* Challenge:
Copy out the listing that follows, exact in every word, and skip the images.

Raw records
====
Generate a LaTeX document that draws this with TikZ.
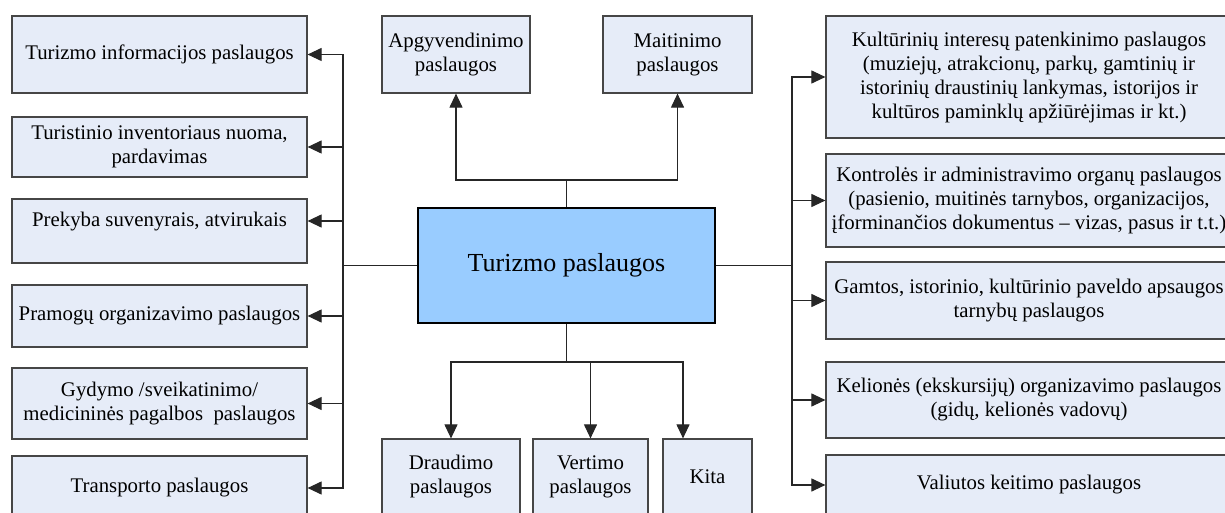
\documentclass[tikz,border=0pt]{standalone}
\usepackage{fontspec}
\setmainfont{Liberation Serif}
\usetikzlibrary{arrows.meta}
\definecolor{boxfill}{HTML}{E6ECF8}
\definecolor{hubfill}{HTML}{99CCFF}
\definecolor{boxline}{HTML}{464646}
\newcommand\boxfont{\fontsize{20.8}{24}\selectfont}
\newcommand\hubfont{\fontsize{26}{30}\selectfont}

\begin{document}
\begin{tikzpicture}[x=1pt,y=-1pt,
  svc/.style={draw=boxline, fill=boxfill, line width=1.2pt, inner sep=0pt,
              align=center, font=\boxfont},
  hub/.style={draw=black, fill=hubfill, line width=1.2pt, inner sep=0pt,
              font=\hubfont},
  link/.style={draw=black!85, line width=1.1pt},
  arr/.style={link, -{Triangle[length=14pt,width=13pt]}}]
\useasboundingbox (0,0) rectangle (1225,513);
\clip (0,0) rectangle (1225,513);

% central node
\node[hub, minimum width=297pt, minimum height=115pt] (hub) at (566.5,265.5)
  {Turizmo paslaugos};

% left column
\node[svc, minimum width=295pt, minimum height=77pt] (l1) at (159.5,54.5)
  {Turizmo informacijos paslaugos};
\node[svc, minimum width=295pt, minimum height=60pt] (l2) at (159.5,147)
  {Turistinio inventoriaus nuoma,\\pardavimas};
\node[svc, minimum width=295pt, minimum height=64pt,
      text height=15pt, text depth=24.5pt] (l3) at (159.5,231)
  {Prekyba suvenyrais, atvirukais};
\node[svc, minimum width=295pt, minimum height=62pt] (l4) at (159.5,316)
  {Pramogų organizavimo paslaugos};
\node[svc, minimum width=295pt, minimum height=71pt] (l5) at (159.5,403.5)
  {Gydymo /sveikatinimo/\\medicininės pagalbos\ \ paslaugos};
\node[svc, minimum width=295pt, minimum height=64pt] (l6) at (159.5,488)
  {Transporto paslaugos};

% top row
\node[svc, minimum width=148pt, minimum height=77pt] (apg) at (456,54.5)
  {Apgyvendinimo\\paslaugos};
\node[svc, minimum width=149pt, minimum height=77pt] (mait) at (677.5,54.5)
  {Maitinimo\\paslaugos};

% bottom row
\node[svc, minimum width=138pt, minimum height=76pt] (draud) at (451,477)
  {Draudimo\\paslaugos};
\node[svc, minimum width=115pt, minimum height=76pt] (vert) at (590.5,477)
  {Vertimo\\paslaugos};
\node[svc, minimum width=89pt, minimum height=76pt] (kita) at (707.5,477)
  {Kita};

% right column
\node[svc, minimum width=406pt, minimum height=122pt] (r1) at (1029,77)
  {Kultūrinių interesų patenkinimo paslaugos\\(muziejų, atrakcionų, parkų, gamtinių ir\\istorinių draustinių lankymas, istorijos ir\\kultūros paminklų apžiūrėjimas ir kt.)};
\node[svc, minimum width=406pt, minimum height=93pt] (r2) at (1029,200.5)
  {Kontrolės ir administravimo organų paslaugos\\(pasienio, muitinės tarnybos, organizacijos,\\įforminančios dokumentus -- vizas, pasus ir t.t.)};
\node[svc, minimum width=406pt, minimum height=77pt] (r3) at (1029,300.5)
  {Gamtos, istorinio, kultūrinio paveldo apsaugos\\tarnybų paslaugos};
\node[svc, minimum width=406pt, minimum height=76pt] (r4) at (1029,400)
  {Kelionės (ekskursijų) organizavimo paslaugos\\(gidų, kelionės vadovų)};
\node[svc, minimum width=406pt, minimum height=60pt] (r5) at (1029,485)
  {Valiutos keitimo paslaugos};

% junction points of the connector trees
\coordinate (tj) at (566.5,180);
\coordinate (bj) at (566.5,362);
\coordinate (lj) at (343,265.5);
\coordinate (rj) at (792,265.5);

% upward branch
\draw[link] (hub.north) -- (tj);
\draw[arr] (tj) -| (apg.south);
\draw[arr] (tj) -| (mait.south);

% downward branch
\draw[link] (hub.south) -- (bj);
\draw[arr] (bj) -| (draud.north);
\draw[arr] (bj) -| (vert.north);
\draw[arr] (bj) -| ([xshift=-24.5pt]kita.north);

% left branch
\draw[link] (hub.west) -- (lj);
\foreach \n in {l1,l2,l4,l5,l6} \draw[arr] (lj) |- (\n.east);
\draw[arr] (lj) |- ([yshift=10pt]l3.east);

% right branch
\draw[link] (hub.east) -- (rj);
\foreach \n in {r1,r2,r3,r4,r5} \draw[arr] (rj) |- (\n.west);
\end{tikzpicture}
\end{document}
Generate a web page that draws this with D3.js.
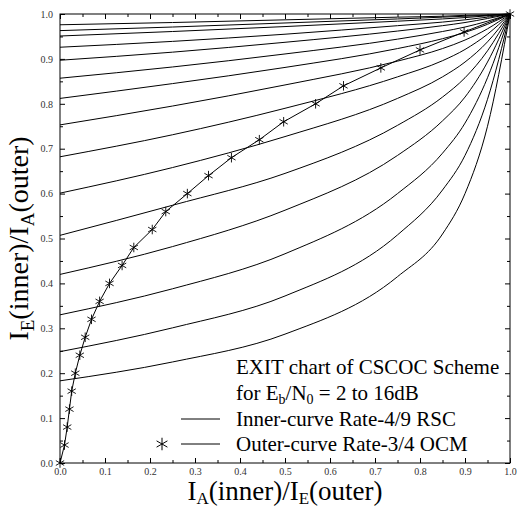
====
* Response:
Generate a LaTeX document that draws this with TikZ.
\documentclass[tikz,border=0pt]{standalone}
\usepackage{fontspec}
\setmainfont{Liberation Serif}
\usetikzlibrary{arrows.meta}
\definecolor{boxfill}{HTML}{E6ECF8}
\definecolor{hubfill}{HTML}{99CCFF}
\definecolor{boxline}{HTML}{464646}
\newcommand\boxfont{\fontsize{20.8}{24}\selectfont}
\newcommand\hubfont{\fontsize{26}{30}\selectfont}

\begin{document}
\begin{tikzpicture}[x=1pt,y=-1pt,
  svc/.style={draw=boxline, fill=boxfill, line width=1.2pt, inner sep=0pt,
              align=center, font=\boxfont},
  hub/.style={draw=black, fill=hubfill, line width=1.2pt, inner sep=0pt,
              font=\hubfont},
  link/.style={draw=black!85, line width=1.1pt},
  arr/.style={link, -{Triangle[length=14pt,width=13pt]}}]
\useasboundingbox (0,0) rectangle (1225,513);
\clip (0,0) rectangle (1225,513);

% central node
\node[hub, minimum width=297pt, minimum height=115pt] (hub) at (566.5,265.5)
  {Turizmo paslaugos};

% left column
\node[svc, minimum width=295pt, minimum height=77pt] (l1) at (159.5,54.5)
  {Turizmo informacijos paslaugos};
\node[svc, minimum width=295pt, minimum height=60pt] (l2) at (159.5,147)
  {Turistinio inventoriaus nuoma,\\pardavimas};
\node[svc, minimum width=295pt, minimum height=64pt,
      text height=15pt, text depth=24.5pt] (l3) at (159.5,231)
  {Prekyba suvenyrais, atvirukais};
\node[svc, minimum width=295pt, minimum height=62pt] (l4) at (159.5,316)
  {Pramogų organizavimo paslaugos};
\node[svc, minimum width=295pt, minimum height=71pt] (l5) at (159.5,403.5)
  {Gydymo /sveikatinimo/\\medicininės pagalbos\ \ paslaugos};
\node[svc, minimum width=295pt, minimum height=64pt] (l6) at (159.5,488)
  {Transporto paslaugos};

% top row
\node[svc, minimum width=148pt, minimum height=77pt] (apg) at (456,54.5)
  {Apgyvendinimo\\paslaugos};
\node[svc, minimum width=149pt, minimum height=77pt] (mait) at (677.5,54.5)
  {Maitinimo\\paslaugos};

% bottom row
\node[svc, minimum width=138pt, minimum height=76pt] (draud) at (451,477)
  {Draudimo\\paslaugos};
\node[svc, minimum width=115pt, minimum height=76pt] (vert) at (590.5,477)
  {Vertimo\\paslaugos};
\node[svc, minimum width=89pt, minimum height=76pt] (kita) at (707.5,477)
  {Kita};

% right column
\node[svc, minimum width=406pt, minimum height=122pt] (r1) at (1029,77)
  {Kultūrinių interesų patenkinimo paslaugos\\(muziejų, atrakcionų, parkų, gamtinių ir\\istorinių draustinių lankymas, istorijos ir\\kultūros paminklų apžiūrėjimas ir kt.)};
\node[svc, minimum width=406pt, minimum height=93pt] (r2) at (1029,200.5)
  {Kontrolės ir administravimo organų paslaugos\\(pasienio, muitinės tarnybos, organizacijos,\\įforminančios dokumentus -- vizas, pasus ir t.t.)};
\node[svc, minimum width=406pt, minimum height=77pt] (r3) at (1029,300.5)
  {Gamtos, istorinio, kultūrinio paveldo apsaugos\\tarnybų paslaugos};
\node[svc, minimum width=406pt, minimum height=76pt] (r4) at (1029,400)
  {Kelionės (ekskursijų) organizavimo paslaugos\\(gidų, kelionės vadovų)};
\node[svc, minimum width=406pt, minimum height=60pt] (r5) at (1029,485)
  {Valiutos keitimo paslaugos};

% junction points of the connector trees
\coordinate (tj) at (566.5,180);
\coordinate (bj) at (566.5,362);
\coordinate (lj) at (343,265.5);
\coordinate (rj) at (792,265.5);

% upward branch
\draw[link] (hub.north) -- (tj);
\draw[arr] (tj) -| (apg.south);
\draw[arr] (tj) -| (mait.south);

% downward branch
\draw[link] (hub.south) -- (bj);
\draw[arr] (bj) -| (draud.north);
\draw[arr] (bj) -| (vert.north);
\draw[arr] (bj) -| ([xshift=-24.5pt]kita.north);

% left branch
\draw[link] (hub.west) -- (lj);
\foreach \n in {l1,l2,l4,l5,l6} \draw[arr] (lj) |- (\n.east);
\draw[arr] (lj) |- ([yshift=10pt]l3.east);

% right branch
\draw[link] (hub.east) -- (rj);
\foreach \n in {r1,r2,r3,r4,r5} \draw[arr] (rj) |- (\n.west);
\end{tikzpicture}
\end{document}
Generate a web page that draws this with D3.js.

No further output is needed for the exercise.